I have dabbled with photographing the night sky using a Rokinon 14mm T3.1 with surprising good results for the shooting conditions. There have been many complaints about the "photo" version of the lens. Over time, I have bought three of the T3.1 cinema lenses, and they have all been fine. I have not tried the newer Rokinon lenses, which communicate with the camera body, but are still manual focus.
04-18-2019 05:19 PM
@Waddizzle wrote:
“Sounds like a hint to learn more about image stacking to me.
“I have dabbled with photographing the night sky using a Rokinon 14mm T3.1 with surprising good results for the shooting conditions. There have been many complaints about the "photo" version of the lens. Over time, I have bought three of the T3.1 cinema lenses, and they have all been fine. I have not tried the newer Rokinon lenses, which communicate with the camera body, but are still manual focus.”

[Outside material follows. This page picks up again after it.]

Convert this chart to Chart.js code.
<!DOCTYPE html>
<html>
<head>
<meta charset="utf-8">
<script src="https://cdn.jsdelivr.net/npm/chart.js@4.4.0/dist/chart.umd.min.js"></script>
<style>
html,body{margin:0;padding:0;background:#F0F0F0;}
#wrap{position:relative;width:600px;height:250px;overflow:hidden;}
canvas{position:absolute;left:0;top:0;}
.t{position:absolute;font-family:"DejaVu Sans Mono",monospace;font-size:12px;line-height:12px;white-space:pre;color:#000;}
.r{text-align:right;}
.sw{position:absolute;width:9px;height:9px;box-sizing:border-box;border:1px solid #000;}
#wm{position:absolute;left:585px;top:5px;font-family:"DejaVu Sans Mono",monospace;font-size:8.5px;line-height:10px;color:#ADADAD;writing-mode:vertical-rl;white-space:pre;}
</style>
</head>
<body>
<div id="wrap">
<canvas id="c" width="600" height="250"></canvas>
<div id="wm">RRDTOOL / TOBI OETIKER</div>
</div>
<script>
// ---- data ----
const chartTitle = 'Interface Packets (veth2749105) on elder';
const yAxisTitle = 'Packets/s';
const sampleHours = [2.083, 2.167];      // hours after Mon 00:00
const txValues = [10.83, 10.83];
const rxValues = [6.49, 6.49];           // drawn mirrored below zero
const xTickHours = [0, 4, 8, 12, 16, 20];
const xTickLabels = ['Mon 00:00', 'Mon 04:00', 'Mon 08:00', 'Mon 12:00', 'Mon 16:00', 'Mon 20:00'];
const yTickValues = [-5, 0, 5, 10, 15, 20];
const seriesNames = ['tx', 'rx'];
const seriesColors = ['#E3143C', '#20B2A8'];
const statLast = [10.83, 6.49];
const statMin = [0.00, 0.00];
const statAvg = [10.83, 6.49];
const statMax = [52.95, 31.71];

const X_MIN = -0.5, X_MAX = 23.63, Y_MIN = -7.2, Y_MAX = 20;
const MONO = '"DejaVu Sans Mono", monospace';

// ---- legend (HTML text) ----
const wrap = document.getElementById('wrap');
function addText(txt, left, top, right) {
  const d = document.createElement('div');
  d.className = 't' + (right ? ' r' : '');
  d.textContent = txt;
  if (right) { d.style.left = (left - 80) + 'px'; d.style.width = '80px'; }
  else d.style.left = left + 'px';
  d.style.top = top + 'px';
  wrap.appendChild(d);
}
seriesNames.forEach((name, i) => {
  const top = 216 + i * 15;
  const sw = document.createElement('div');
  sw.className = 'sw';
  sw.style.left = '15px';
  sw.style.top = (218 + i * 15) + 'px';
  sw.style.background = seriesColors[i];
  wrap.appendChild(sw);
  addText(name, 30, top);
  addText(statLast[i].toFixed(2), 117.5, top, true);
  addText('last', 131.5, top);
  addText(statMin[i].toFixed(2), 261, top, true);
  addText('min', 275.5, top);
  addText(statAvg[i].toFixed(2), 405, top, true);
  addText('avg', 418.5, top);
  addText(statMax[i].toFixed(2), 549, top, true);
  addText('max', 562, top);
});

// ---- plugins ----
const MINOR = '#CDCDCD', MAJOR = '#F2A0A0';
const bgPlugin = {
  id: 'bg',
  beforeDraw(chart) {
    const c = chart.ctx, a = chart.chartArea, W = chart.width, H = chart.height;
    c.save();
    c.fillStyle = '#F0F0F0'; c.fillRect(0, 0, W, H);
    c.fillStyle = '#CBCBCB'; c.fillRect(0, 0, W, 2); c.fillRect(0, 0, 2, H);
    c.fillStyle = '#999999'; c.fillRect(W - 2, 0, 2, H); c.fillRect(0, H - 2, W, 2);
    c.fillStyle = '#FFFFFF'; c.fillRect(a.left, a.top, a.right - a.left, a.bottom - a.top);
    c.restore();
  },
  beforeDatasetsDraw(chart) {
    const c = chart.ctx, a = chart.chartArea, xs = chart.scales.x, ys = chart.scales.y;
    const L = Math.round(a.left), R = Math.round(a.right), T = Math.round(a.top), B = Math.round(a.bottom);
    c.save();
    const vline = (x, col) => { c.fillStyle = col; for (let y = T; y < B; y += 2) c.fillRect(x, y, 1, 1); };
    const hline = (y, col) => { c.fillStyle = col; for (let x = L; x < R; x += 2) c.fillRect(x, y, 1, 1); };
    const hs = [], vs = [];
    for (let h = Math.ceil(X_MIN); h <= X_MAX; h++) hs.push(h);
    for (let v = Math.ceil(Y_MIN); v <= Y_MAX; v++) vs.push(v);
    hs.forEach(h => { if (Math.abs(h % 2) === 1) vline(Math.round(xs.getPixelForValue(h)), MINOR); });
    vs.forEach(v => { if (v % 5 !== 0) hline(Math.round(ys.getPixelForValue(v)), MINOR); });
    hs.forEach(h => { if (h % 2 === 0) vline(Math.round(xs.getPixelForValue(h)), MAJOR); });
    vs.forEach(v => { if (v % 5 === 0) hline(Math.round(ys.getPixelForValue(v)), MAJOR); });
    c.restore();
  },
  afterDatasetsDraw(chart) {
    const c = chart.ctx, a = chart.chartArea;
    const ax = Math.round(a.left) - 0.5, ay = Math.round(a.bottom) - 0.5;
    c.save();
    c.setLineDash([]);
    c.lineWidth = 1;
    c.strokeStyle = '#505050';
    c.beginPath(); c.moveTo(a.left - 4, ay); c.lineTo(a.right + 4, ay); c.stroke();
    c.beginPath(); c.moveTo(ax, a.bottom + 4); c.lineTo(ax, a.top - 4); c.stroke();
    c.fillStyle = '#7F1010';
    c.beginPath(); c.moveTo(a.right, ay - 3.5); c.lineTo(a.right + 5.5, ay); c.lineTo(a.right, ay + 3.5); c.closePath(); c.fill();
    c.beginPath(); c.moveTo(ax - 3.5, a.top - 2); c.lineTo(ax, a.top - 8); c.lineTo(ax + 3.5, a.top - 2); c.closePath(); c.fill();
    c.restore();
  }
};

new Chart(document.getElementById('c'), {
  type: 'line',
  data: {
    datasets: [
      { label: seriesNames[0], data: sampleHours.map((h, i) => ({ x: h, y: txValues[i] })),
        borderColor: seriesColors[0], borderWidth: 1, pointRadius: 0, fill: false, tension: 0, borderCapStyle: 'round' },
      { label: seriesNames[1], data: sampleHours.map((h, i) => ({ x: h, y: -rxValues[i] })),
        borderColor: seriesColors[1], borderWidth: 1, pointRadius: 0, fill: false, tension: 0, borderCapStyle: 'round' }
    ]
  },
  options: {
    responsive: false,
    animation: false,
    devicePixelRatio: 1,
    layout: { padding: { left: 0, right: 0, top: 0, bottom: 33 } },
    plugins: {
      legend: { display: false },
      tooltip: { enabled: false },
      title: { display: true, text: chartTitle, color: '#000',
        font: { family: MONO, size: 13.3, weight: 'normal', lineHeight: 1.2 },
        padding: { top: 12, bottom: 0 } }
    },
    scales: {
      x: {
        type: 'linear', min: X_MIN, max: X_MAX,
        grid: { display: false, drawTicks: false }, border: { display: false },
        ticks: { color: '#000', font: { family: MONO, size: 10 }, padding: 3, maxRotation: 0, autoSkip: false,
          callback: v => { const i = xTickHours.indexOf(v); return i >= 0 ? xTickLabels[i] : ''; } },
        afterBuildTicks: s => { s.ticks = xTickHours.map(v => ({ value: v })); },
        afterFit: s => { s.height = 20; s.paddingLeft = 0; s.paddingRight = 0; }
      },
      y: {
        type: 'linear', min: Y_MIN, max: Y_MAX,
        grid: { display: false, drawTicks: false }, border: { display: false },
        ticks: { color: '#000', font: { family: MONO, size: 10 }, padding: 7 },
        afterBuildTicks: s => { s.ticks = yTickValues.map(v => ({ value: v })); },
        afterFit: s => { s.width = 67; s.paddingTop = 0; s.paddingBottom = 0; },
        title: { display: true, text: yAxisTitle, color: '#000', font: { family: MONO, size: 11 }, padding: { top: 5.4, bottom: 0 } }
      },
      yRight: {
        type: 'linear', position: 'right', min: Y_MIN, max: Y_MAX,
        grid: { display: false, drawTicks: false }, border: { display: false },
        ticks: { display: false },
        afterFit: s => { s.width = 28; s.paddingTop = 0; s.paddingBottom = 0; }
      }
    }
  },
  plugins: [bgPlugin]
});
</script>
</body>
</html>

My mentor is one of those individuals who makes the best of his camera and peripheral equipment to get stunning photos: I have seen the photos he’d just taken and dowloaded onto his computer for review: he rarely, if ever, uses Lightroom or Adobe to alter or correct them. Of the 6 or 7 professionals I associate with, I’d say that he gets the most out of his camera and puts the group of us to shame. Steep learning curve stuff for me.
I just found a Rokinon 14mm T3.1 cine lens in a Las Vegas two days ago, and purchased it on your recommendation after trying it on my 6D Mk II. I’m driving to the California coast this afternoon to take some photos of the Milky Way, and to photograph the moon as it sets behind a lighthouse on the coast. That’s a great suggestion and I appreciate you offering it.
04-14-2019 10:41 AM - edited 04-14-2019 10:42 AM
"...is hard on the body and brain."
And why I decided to stop! Guys like Tim Campbell, Tom Martinez and others are well suited to do it and they do a nice job and some are a lot younger.